Am I missing something?
Thanks anyway for putting together this database.
Jeremy
This is really great! When will you be updating with the next installment? The image urls will be very helpful. For that matter, the ingredients and nutritional info would be huge as well. Thanks very much for your thoughtfulness and help launching this project! We appreciate you!
Are you going to share also nutritional information for the groceries? it would be very hand to have such information for a large dataset
The USDA has a nutritional database here: http://ndb.nal.usda.gov/ Then click about the Database.

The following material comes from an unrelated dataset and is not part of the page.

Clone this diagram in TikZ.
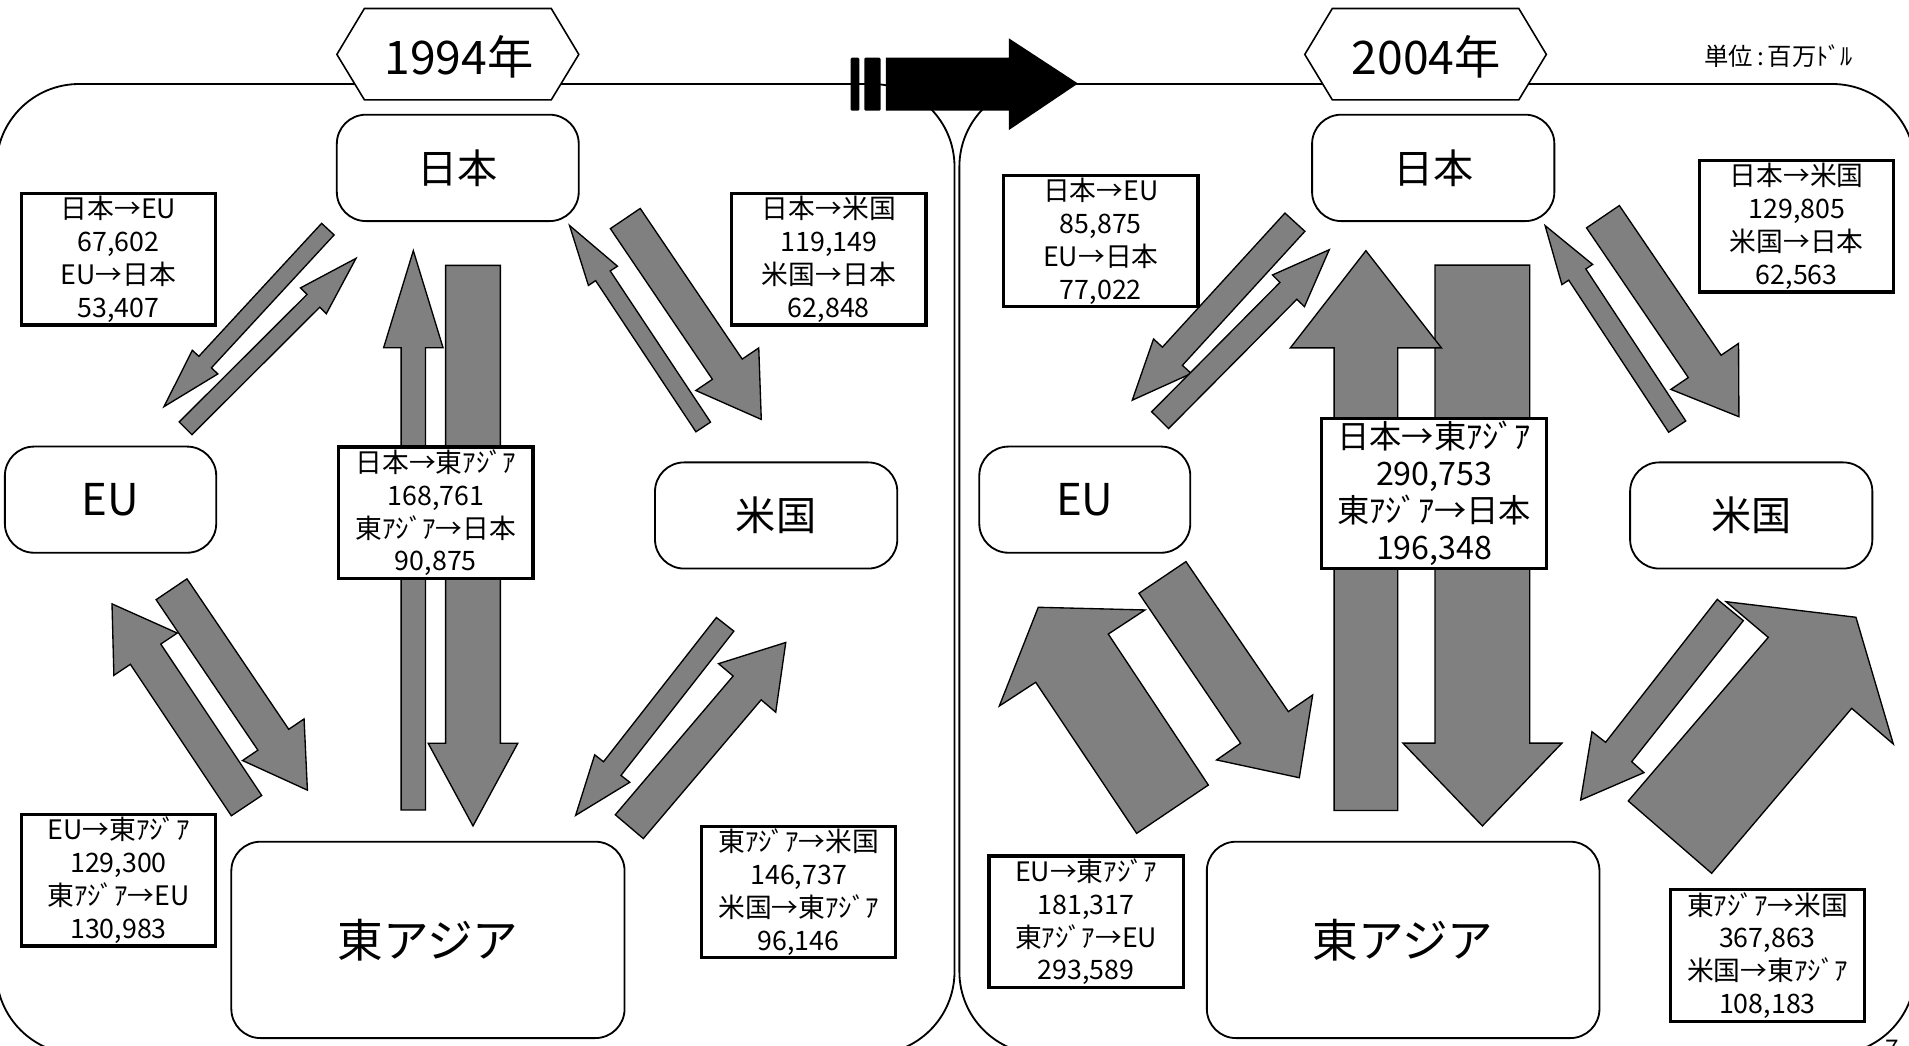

I’m not sure what to do with the information that I downloaded. Currently, I am using an app that scans the grocery item using the upc and then allows me to price the item. I have not been successful in motivating friends and family to contribute to the database. Anyway, I continue to scan and load the $ amount so that I can find the store that has it either on sale or at a consistent price. I also have upc for products that Costco and BJ carry along with prices. Please forward any information about getting prices for products. Thanks for the database. R
Can you share the app that your are using here? Soon we will upload pricing information for most of the 100,000 products in our database.
Would you mind sharing your price database
Hello.i need data base of usa and dubai grocery store. Can you provide me.